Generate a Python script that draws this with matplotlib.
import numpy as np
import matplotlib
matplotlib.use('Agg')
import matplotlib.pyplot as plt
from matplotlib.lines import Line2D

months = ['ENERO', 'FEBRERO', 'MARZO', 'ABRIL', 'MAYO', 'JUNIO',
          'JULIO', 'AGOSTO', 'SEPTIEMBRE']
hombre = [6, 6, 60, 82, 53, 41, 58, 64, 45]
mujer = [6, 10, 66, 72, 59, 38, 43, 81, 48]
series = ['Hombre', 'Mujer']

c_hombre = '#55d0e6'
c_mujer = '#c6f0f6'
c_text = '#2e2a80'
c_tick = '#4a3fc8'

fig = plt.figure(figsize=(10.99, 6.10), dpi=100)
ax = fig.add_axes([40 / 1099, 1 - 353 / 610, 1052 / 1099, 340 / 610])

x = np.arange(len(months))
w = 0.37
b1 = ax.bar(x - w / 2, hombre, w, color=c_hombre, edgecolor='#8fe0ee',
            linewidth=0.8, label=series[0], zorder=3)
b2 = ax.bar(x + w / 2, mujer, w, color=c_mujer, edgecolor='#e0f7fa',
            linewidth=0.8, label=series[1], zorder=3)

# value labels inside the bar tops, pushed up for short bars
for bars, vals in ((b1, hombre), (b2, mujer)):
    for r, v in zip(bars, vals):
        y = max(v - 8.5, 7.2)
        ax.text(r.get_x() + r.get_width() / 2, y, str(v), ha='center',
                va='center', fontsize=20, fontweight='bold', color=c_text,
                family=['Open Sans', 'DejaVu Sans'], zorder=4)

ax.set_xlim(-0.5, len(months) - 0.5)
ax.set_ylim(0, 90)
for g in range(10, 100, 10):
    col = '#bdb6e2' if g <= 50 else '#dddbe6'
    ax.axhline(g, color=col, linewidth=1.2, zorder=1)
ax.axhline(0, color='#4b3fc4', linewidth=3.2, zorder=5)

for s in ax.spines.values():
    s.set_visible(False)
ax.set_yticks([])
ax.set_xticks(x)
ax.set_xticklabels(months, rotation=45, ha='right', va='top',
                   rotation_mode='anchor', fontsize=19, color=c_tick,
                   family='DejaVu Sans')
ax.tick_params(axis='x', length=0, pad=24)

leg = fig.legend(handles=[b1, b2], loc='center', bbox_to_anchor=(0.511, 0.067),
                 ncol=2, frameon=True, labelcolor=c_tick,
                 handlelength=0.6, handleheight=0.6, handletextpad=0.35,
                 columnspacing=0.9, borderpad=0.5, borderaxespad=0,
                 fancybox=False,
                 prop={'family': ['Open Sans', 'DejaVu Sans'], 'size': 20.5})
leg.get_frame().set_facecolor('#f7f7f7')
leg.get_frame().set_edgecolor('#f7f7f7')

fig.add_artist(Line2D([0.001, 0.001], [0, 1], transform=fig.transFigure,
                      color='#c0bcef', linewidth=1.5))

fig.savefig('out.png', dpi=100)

● **INSTRUCTIONS TO FOLLOW**
Restate the first line and every line after it, word for word, stopping once the line with "ax.axhline(0, color='#4b3fc4', linewidth=3.2, zorder=5)" is done.

● **WORKED ANSWER**
Generate a Python script that draws this with matplotlib.
import numpy as np
import matplotlib
matplotlib.use('Agg')
import matplotlib.pyplot as plt
from matplotlib.lines import Line2D

months = ['ENERO', 'FEBRERO', 'MARZO', 'ABRIL', 'MAYO', 'JUNIO',
          'JULIO', 'AGOSTO', 'SEPTIEMBRE']
hombre = [6, 6, 60, 82, 53, 41, 58, 64, 45]
mujer = [6, 10, 66, 72, 59, 38, 43, 81, 48]
series = ['Hombre', 'Mujer']

c_hombre = '#55d0e6'
c_mujer = '#c6f0f6'
c_text = '#2e2a80'
c_tick = '#4a3fc8'

fig = plt.figure(figsize=(10.99, 6.10), dpi=100)
ax = fig.add_axes([40 / 1099, 1 - 353 / 610, 1052 / 1099, 340 / 610])

x = np.arange(len(months))
w = 0.37
b1 = ax.bar(x - w / 2, hombre, w, color=c_hombre, edgecolor='#8fe0ee',
            linewidth=0.8, label=series[0], zorder=3)
b2 = ax.bar(x + w / 2, mujer, w, color=c_mujer, edgecolor='#e0f7fa',
            linewidth=0.8, label=series[1], zorder=3)

# value labels inside the bar tops, pushed up for short bars
for bars, vals in ((b1, hombre), (b2, mujer)):
    for r, v in zip(bars, vals):
        y = max(v - 8.5, 7.2)
        ax.text(r.get_x() + r.get_width() / 2, y, str(v), ha='center',
                va='center', fontsize=20, fontweight='bold', color=c_text,
                family=['Open Sans', 'DejaVu Sans'], zorder=4)

ax.set_xlim(-0.5, len(months) - 0.5)
ax.set_ylim(0, 90)
for g in range(10, 100, 10):
    col = '#bdb6e2' if g <= 50 else '#dddbe6'
    ax.axhline(g, color=col, linewidth=1.2, zorder=1)
ax.axhline(0, color='#4b3fc4', linewidth=3.2, zorder=5)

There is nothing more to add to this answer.